With large `n`, even tiny deviations can be statistically significant. Use AD as a **diagnostic** alongside effect-size thinking and domain context.


## 8) Common pitfalls and diagnostics

- **Parameter estimation matters**: the null distribution changes if you estimate parameters from the data.
- **Outliers**: AD will often flag a single extreme point (sometimes that’s desired; sometimes it’s a data-quality problem).
- **Dependence** (time series, spatial data): AD assumes i.i.d.; autocorrelation can create false rejections.
- **Discrete / rounded data**: ties violate the continuous-data derivation; consider simulation/permutation approaches.
- **Multiple testing**: if you test many groups/features, adjust your significance threshold.

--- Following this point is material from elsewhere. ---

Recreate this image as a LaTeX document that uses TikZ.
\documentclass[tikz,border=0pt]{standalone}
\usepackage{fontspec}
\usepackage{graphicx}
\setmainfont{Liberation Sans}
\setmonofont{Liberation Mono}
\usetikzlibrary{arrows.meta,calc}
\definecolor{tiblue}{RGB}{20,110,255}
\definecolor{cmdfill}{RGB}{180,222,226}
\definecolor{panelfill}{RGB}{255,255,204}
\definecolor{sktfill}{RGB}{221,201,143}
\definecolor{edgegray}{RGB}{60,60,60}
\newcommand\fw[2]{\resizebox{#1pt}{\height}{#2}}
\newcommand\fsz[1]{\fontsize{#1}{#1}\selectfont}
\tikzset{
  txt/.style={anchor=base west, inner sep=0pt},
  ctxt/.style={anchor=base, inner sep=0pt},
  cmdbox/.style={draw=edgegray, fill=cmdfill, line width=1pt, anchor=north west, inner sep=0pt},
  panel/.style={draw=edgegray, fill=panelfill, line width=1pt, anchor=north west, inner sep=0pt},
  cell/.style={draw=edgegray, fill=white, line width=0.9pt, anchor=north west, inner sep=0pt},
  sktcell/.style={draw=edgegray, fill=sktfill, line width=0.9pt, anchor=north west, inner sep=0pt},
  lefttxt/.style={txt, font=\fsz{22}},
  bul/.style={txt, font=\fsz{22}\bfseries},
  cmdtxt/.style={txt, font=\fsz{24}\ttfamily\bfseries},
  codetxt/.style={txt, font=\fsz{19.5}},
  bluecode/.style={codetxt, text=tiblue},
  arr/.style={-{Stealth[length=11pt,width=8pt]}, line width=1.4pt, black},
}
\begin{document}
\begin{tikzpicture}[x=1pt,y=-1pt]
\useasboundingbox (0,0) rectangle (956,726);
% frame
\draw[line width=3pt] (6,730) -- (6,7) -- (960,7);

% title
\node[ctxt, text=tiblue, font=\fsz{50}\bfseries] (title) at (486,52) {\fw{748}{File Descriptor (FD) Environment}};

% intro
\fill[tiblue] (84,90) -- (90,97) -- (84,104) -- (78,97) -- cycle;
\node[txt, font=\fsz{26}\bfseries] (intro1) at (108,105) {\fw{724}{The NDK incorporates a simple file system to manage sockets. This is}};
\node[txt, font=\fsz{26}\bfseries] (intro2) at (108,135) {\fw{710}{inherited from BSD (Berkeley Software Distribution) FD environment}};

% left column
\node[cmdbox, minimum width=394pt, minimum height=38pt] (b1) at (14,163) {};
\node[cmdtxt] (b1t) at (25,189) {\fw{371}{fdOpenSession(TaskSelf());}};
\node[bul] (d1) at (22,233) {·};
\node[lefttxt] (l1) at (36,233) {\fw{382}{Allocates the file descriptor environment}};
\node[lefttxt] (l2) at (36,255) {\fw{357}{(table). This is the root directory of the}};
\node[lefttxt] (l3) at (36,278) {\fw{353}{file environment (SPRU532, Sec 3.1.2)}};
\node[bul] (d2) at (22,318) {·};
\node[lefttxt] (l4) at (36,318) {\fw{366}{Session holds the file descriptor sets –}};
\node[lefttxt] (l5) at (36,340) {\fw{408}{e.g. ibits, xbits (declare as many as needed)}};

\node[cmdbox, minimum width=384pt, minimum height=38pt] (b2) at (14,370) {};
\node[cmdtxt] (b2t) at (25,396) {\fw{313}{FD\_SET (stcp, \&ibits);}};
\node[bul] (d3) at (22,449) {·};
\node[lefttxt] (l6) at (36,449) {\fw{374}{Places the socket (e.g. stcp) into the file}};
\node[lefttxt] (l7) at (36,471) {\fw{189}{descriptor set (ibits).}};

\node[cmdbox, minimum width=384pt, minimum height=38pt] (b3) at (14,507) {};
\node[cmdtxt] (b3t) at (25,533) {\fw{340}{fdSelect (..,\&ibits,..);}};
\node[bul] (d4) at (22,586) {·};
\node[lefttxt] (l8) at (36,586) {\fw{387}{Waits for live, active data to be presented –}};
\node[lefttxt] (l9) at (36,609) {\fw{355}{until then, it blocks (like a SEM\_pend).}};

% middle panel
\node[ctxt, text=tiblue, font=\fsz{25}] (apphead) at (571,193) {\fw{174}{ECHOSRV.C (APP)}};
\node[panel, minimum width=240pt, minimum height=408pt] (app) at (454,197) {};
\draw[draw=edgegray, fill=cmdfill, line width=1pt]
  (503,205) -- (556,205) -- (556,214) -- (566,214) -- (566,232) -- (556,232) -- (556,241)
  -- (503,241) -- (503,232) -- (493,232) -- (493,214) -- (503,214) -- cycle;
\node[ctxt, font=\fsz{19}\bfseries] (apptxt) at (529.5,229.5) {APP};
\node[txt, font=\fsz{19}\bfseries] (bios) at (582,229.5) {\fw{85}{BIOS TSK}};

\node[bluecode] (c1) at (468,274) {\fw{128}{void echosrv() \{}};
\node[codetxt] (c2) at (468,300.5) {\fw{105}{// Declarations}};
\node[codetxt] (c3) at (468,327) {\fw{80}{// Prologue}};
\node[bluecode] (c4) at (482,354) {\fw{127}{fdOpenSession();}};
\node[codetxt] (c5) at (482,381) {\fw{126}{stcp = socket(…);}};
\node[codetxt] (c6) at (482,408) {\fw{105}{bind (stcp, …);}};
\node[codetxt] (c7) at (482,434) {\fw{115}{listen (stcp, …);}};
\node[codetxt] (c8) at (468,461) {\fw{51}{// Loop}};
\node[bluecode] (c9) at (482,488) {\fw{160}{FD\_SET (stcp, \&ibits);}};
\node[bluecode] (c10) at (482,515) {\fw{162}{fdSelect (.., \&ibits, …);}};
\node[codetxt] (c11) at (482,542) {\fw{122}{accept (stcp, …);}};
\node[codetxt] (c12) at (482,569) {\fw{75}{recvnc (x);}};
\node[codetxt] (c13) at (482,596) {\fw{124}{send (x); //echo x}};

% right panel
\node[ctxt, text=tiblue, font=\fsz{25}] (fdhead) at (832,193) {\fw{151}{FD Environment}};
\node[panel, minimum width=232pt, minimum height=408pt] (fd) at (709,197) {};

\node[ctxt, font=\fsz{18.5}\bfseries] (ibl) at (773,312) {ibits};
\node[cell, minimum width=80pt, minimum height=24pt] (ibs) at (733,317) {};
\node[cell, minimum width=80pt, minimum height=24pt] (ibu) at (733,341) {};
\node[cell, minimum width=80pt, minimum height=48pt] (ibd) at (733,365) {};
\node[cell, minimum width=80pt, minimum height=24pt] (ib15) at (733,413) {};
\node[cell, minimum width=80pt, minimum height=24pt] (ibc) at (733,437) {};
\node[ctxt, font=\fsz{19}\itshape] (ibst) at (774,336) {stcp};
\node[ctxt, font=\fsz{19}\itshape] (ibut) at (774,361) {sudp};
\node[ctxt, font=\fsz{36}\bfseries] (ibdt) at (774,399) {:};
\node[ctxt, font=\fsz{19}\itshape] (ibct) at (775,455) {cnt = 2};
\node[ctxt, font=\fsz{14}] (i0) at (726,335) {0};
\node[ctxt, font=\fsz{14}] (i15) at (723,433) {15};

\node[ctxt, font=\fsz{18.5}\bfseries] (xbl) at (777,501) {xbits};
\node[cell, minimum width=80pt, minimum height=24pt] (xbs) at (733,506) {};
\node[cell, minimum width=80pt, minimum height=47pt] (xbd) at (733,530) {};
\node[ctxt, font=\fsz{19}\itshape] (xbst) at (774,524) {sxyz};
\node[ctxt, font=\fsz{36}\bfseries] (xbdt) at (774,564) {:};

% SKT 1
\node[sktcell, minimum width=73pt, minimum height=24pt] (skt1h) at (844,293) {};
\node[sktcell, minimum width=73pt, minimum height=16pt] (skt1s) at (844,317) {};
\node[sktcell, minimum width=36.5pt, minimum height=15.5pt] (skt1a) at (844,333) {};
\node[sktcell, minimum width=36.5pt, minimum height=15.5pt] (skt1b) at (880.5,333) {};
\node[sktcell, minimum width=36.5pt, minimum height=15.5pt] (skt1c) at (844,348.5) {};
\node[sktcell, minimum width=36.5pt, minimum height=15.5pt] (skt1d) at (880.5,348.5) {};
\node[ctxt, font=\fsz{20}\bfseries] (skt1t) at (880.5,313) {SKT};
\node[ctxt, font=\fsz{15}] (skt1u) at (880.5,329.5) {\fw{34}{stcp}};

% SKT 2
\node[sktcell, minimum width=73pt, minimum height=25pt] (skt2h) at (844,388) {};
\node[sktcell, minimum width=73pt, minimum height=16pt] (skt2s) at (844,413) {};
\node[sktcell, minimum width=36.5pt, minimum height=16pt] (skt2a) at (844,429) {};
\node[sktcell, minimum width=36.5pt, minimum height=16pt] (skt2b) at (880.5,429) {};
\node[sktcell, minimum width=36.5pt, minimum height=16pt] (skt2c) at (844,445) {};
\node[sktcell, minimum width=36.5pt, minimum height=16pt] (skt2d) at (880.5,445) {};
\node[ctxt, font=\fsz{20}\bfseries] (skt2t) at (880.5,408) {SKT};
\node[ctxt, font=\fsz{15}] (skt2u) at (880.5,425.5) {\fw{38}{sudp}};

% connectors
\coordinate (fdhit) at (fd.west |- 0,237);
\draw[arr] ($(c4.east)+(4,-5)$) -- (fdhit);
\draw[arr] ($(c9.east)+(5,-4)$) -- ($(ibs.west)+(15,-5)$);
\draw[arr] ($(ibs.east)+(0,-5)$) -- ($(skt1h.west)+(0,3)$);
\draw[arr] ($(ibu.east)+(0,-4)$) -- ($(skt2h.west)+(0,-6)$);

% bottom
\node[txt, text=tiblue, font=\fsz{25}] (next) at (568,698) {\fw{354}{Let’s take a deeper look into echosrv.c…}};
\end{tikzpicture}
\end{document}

Diagnostics that pair well with AD:

- CDF / P–P plots (global mismatch)
- contribution plots (where in the distribution the statistic is coming from)
- domain-specific residual checks (e.g., heteroskedasticity, seasonality)


## 9) Exercises

1. Implement a CDF for another distribution (e.g., exponential with rate λ) and run `anderson_darling_statistic` against it.
2. Use `ad_null_stats_normality` to compute your own critical values for different sample sizes (`n=20`, `n=200`) and compare.
3. Build two alternatives (skewed vs heavy-tailed) and compare how the contribution plots differ.


## References

- Anderson, T. W., & Darling, D. A. (1952). *Asymptotic theory of certain “goodness of fit” criteria based on stochastic processes*.
- Stephens, M. A. (1974/1976). Approximations and corrections for EDF statistics (commonly used for AD p-values).
- SciPy: `scipy.stats.anderson` (returns the statistic and critical values for several distributions).